Sam's strangest leap yet.
Ladies ....

    Over the course of 88 minutes that’s exactly what happens. There are some noodling around the edges, like Wilber constantly drugging Nancy’s tea to make her more suggestible, her professor and friend showing up at Wilber’s house to get her to leave, which is foiled by her simply telling them ‘no,’ some backstory involving his family, a very small amount of small-town bigotry, and it ends at said ceremony as Wilber and the professor shout at each other for a few minutes and then Wilber dies in the fireball, the end.

I even picked one of the better shots.
Enjoy your freaky climax.

    It sounds like I must be leaving out a whole lot but I’m really not.
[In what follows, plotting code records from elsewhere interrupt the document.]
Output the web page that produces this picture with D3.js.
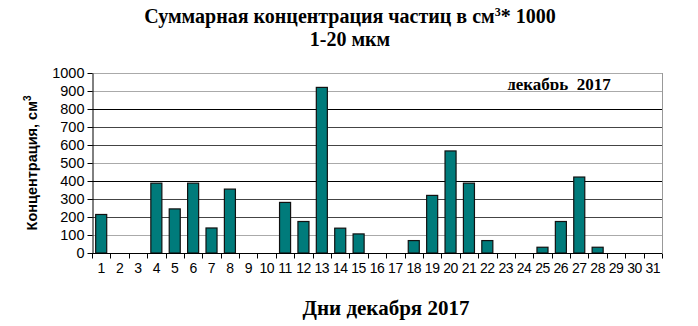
<!DOCTYPE html>
<html>
<head>
<meta charset="utf-8">
<script src="https://cdn.jsdelivr.net/npm/d3@7"></script>
<style>
  body { margin:0; background:#fff; }
</style>
</head>
<body>
<script>
// ---------------------------------------------------------------
// Data: daily particle concentration, December 2017
// ---------------------------------------------------------------
var days = d3.range(1, 32).map(String);
var values = [214, 0, 0, 388, 245, 388, 139, 355, 0, 0,
              281, 175, 920, 138, 106, 0, 0, 69, 320, 567,
              388, 69, 0, 0, 32, 175, 422, 32, 0, 0, 0];
var yTicks = [0, 100, 200, 300, 400, 500, 600, 700, 800, 900, 1000];

var W = 698, H = 326;
var m = {left:92, right:36, top:73, bottom:73};
var pw = W - m.left - m.right, ph = H - m.top - m.bottom;

var svg = d3.select("body").append("svg")
            .attr("width", W).attr("height", H);

var x = d3.scaleBand().domain(days).range([m.left, m.left + pw]).paddingInner(0.4).paddingOuter(0.2);
var y = d3.scaleLinear().domain([0, 1000]).range([m.top + ph, m.top]);

var serif = "'Liberation Serif', 'Times New Roman', serif";
var sans = "Arial, 'Liberation Sans', sans-serif";

// legend text (clipped at the 900 line like the original)
svg.append("clipPath").attr("id", "lclip")
   .append("rect").attr("x", m.left).attr("y", m.top).attr("width", pw).attr("height", y(900) - m.top - 1);
svg.append("text")
   .attr("clip-path", "url(#lclip)")
   .attr("x", 559).attr("y", 90)
   .attr("text-anchor", "middle")
   .style("font-family", serif)
   .style("font-weight", "bold").style("font-size", "17px")
   .style("white-space", "pre")
   .text("декабрь  2017");

// gridlines (colours mimic the scanned look)
function gridColor(v){
   if (v == 800 || v == 400) return "#000";
   if (v == 900 || v == 500 || v == 100 || v == 1000) return "#aaa";
   return "#444";
}
svg.append("g").selectAll("line").data(yTicks.filter(function(v){ return v > 0; }))
   .enter().append("line")
   .attr("x1", m.left).attr("x2", m.left + pw)
   .attr("y1", function(d){ return Math.round(y(d)) + 0.5; })
   .attr("y2", function(d){ return Math.round(y(d)) + 0.5; })
   .attr("stroke", gridColor).attr("stroke-width", 1);

// right border
svg.append("line")
   .attr("x1", m.left + pw + 0.5).attr("x2", m.left + pw + 0.5)
   .attr("y1", y(1000)).attr("y2", y(0))
   .attr("stroke", "#999");

// bars
svg.append("g").selectAll("rect").data(values)
   .enter().append("rect")
   .attr("x", function(d, i){ return x(days[i]); })
   .attr("width", x.bandwidth())
   .attr("y", function(d){ return y(d); })
   .attr("height", function(d){ return y(0) - y(d); })
   .attr("fill", function(d){ return d > 0 ? "#007b7b" : "none"; })
   .attr("stroke", function(d){ return d > 0 ? "#111" : "none"; })
   .attr("stroke-width", 1.2);

// y axis
var yAxis = svg.append("g")
   .attr("transform", "translate(" + (m.left + 0.5) + ",0)")
   .call(d3.axisLeft(y).tickValues(yTicks).tickFormat(d3.format("d"))
            .tickSize(5).tickPadding(3).tickSizeOuter(0));
yAxis.selectAll("text")
   .style("font-family", sans)
   .style("font-size", "14.5px").attr("fill", "#000");

// x axis: ticks between categories
var xg = svg.append("g").attr("transform", "translate(0," + (Math.round(y(0)) + 0.5) + ")");
xg.append("line").attr("x1", m.left).attr("x2", m.left + pw).attr("stroke", "#000");
xg.selectAll("line.tk").data(d3.range(0, 32))
   .enter().append("line").attr("class", "tk")
   .attr("x1", function(i){ return Math.round(m.left + i * pw / 31) + 0.5; })
   .attr("x2", function(i){ return Math.round(m.left + i * pw / 31) + 0.5; })
   .attr("y1", 0).attr("y2", 5).attr("stroke", "#000");
xg.selectAll("text").data(days)
   .enter().append("text")
   .attr("x", function(d){ return x(d) + x.bandwidth() / 2; })
   .attr("y", 19)
   .attr("text-anchor", "middle")
   .style("font-family", sans)
   .style("font-size", "14px")
   .style("letter-spacing", "-0.5px")
   .text(function(d){ return d; });

// y title
var yt = svg.append("text")
   .attr("transform", "translate(37,163) rotate(-90)")
   .attr("text-anchor", "middle")
   .style("font-family", sans)
   .style("font-weight", "bold").style("font-size", "14.5px");
yt.append("tspan").text("Концентрация, см");
yt.append("tspan").attr("dy", -6).style("font-size", "10px").text("3");

// chart title
var t1 = svg.append("text").attr("x", 350).attr("y", 23).attr("text-anchor", "middle")
   .style("font-family", serif).style("font-weight", "bold").style("font-size", "20px");
t1.append("tspan").text("Суммарная концентрация частиц в см");
t1.append("tspan").attr("dy", -7).style("font-size", "12px").text("3");
t1.append("tspan").attr("dy", 7).text("* 1000");
svg.append("text").attr("x", 350).attr("y", 46).attr("text-anchor", "middle")
   .style("font-family", serif).style("font-weight", "bold").style("font-size", "20px")
   .text("1-20 мкм");

// x title
svg.append("text").attr("x", 386).attr("y", 315).attr("text-anchor", "middle")
   .style("font-family", serif).style("font-weight", "bold").style("font-size", "21px")
   .text("Дни декабря 2017");
</script>
</body>
</html>
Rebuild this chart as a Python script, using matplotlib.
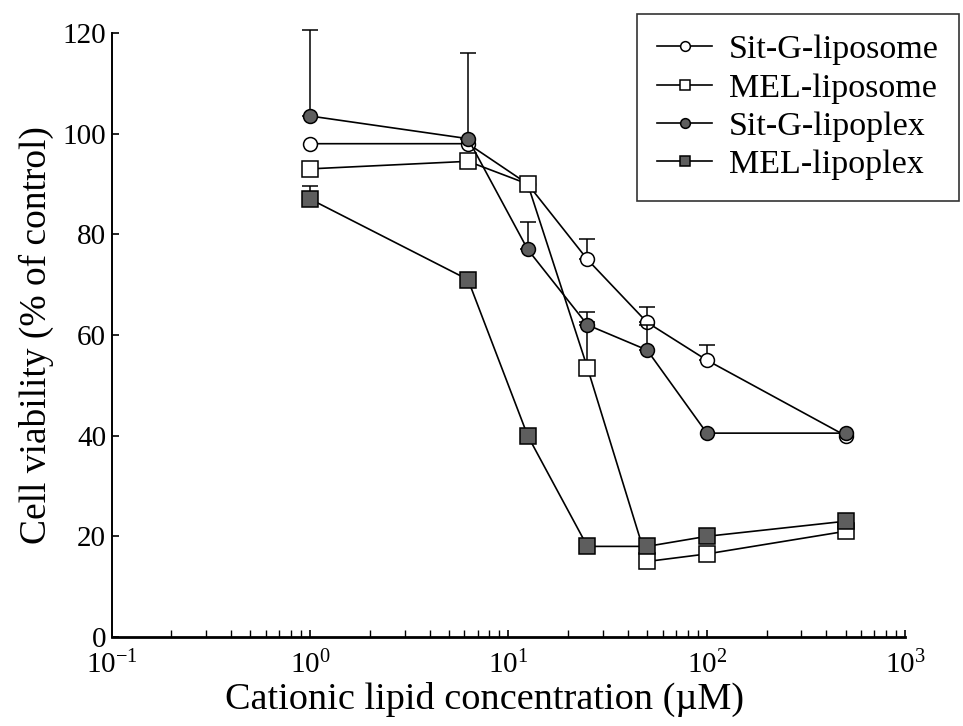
import numpy as np
import matplotlib
matplotlib.use("Agg")
import matplotlib.pyplot as plt
from matplotlib.ticker import LogLocator, FixedLocator, NullFormatter

plt.rcParams['font.family'] = ['Liberation Serif', 'DejaVu Serif']
plt.rcParams['mathtext.fontset'] = 'custom'
plt.rcParams['mathtext.rm'] = 'Liberation Serif'
plt.rcParams['mathtext.it'] = 'Liberation Serif'

# concentration (uM)
conc = [1, 6.25, 12.5, 25, 50, 100, 500]

# cell viability, % of control
sitg_liposome = [98, 98, 90, 75, 62.5, 55, 40]
mel_liposome = [93, 94.5, 90, 53.5, 15, 16.5, 21]
sitg_lipoplex = [103.5, 99, 77, 62, 57, 40.5, 40.5]
mel_lipoplex = [87, 71, 40, 18, 18, 20, 23]

# upper error bars only (0 = none visible)
err_sitg_liposome = [0, 0, 0, 4, 3, 3, 0]
err_mel_liposome = [0, 0, 0, 9, 0, 0, 0]
err_sitg_lipoplex = [17, 17, 5.5, 2.5, 5, 0, 0]
err_mel_lipoplex = [2.5, 0, 0, 0, 0, 0, 0]

labels = ["Sit-G-liposome", "MEL-liposome", "Sit-G-lipoplex", "MEL-lipoplex"]

fig = plt.figure(figsize=(9.63, 7.26), dpi=100)
ax = fig.add_axes([0.116, 0.1226, 0.824, 0.832])

grey = "#5e5e5e"
series = [
    (sitg_liposome, err_sitg_liposome, "o", "white", 10),
    (mel_liposome, err_mel_liposome, "s", "white", 11),
    (sitg_lipoplex, err_sitg_lipoplex, "o", grey, 10),
    (mel_lipoplex, err_mel_lipoplex, "s", grey, 11),
]

x = np.array(conc)
for i, (vals, err, mk, fc, ms) in enumerate(series):
    y = np.array(vals)
    e = np.array(err)
    sel = e > 0
    if sel.any():
        ax.errorbar(x[sel], y[sel], yerr=[np.zeros(sel.sum()), e[sel]],
                    fmt="none", ecolor="black", elinewidth=1.1,
                    capsize=5.5, capthick=1.1, zorder=2 + i, clip_on=False)
    ax.plot(x, y, color="black", lw=1.2, marker=mk, markersize=ms,
            markerfacecolor=fc, markeredgecolor="black", markeredgewidth=1.1,
            label=labels[i], zorder=3 + i)

ax.set_xscale("log")
ax.set_xlim(0.1, 1000)
ax.set_ylim(0, 120)
ax.set_yticks([0, 20, 40, 60, 80, 100, 120])
ax.xaxis.set_major_locator(FixedLocator([0.1, 1, 10, 100, 1000]))
ax.set_xticklabels([r"$10^{-1}$", r"$10^{0}$", r"$10^{1}$", r"$10^{2}$", r"$10^{3}$"])
ax.xaxis.set_minor_locator(LogLocator(base=10, subs=np.arange(2, 10), numticks=20))
ax.xaxis.set_minor_formatter(NullFormatter())

for s in ["top", "right"]:
    ax.spines[s].set_visible(False)
ax.spines["left"].set_linewidth(1.4)
ax.spines["bottom"].set_linewidth(2.0)

ax.tick_params(axis="both", which="major", direction="in", length=5, width=1.2,
               labelsize=21)
ax.tick_params(axis="x", which="minor", direction="in", length=5, width=1.0)
ax.tick_params(axis="x", which="major", pad=10)
ax.tick_params(axis="y", which="major", pad=4)

ax.set_xlabel("Cationic lipid concentration (\u00b5M)", fontsize=27.5)
ax.xaxis.set_label_coords(0.47, -0.075)
ax.set_ylabel("Cell viability (% of control)", fontsize=27, labelpad=6)

leg = ax.legend(loc="upper left", bbox_to_anchor=(637 / 963, 1 - 14 / 726),
                bbox_transform=fig.transFigure, fontsize=24.5, frameon=True,
                fancybox=False, edgecolor="black", handlelength=1.6,
                handletextpad=0.5, labelspacing=0.22, borderpad=0.6,
                borderaxespad=0)
leg.get_frame().set_linewidth(1.2)
for h in leg.legend_handles:
    h.set_markersize(7)

fig.savefig("out.png", dpi=100)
There are other scenes, of course, like Nancy having crazy hippie dreams, or Wilber and Nancy lounging riverside and talking about the dreams, or the town doctor talking about Wilber’s birth and the supposedly stillborn twin baby that’s actually the monster in a room upstairs at Wilber’s house (you think skipping a monster would be a big deal but the movie uses it for about ten minutes of off-screen time total before showing it in all it’s non-glory at the very end as a kind of hand-amalgam thing that dies along with Wilber). A mob shows up at a cemetery, there’s a couple of scenes in a mental hospital, none of it add anything other than time. ‘The Devil’s Rain’ was boring as well with long sections of nothing but at least there I wasn’t told what was going to be the plot of the entire movie 33 minutes in.

    Dean Stockwell is the only actor who isn’t ... terrible is too strong a word, how about not completely boring. He’s completely miscast (not as badly as Sandra Dee, mind you) but he’s at least doing some interesting things. He’s never charming but he’s at least a normal asshole for the first fifteen minutes. After he gets Nancy back to his creepy house he’s throwing up red flags every other sentence but he’s at least trying to meet the material half way, treating summoning a race of alien conquerors as pretty much the obvious right call. Ed Begley is in a different movie that would’ve been shot in black and white, his acting consisting of basically just existing in scenes until its his turn to talk. Nancy’s friend Elizabeth is clearly supposed to be the voice of reason but she’s so unlikable I was hoping Nancy would just wander out of frame and never come back leaving all these characters to deal with each other. Sandra Dee herself is left stranded by the movie, wandering from line to line of dialogue as the plot requires and having no discernible wants or needs of her own. She supposedly took the role after a hiatus of several years because she was so impressed with the script, which frankly raises an entire host of questions about her and what she thought her role in the movie was. The shots are stodgy, the art design is rather embarrassingly cheap, and the script makes me want to have that ‘L.A. Confidential’ Oscar taken back.  

    The only real bright spot I can recall is the soundtrack, which is generally just as boring as the rest of the movie but if you speed up by 20% or so kind of turns into a decently rocking psychedelic score. The composer was Les Baxter who apparently was something of a name in the 40’s and 50’s jazz scene. Allmusic.com’s review of his first album, 1948’s ‘Music Out of the Moon,’ contains the lines The granddaddy of the outer space exotica boom” and “the best selling theremin record of all time,” which is enough to add that musical genre to the list. At the very least it’s more interesting than anything else in this production.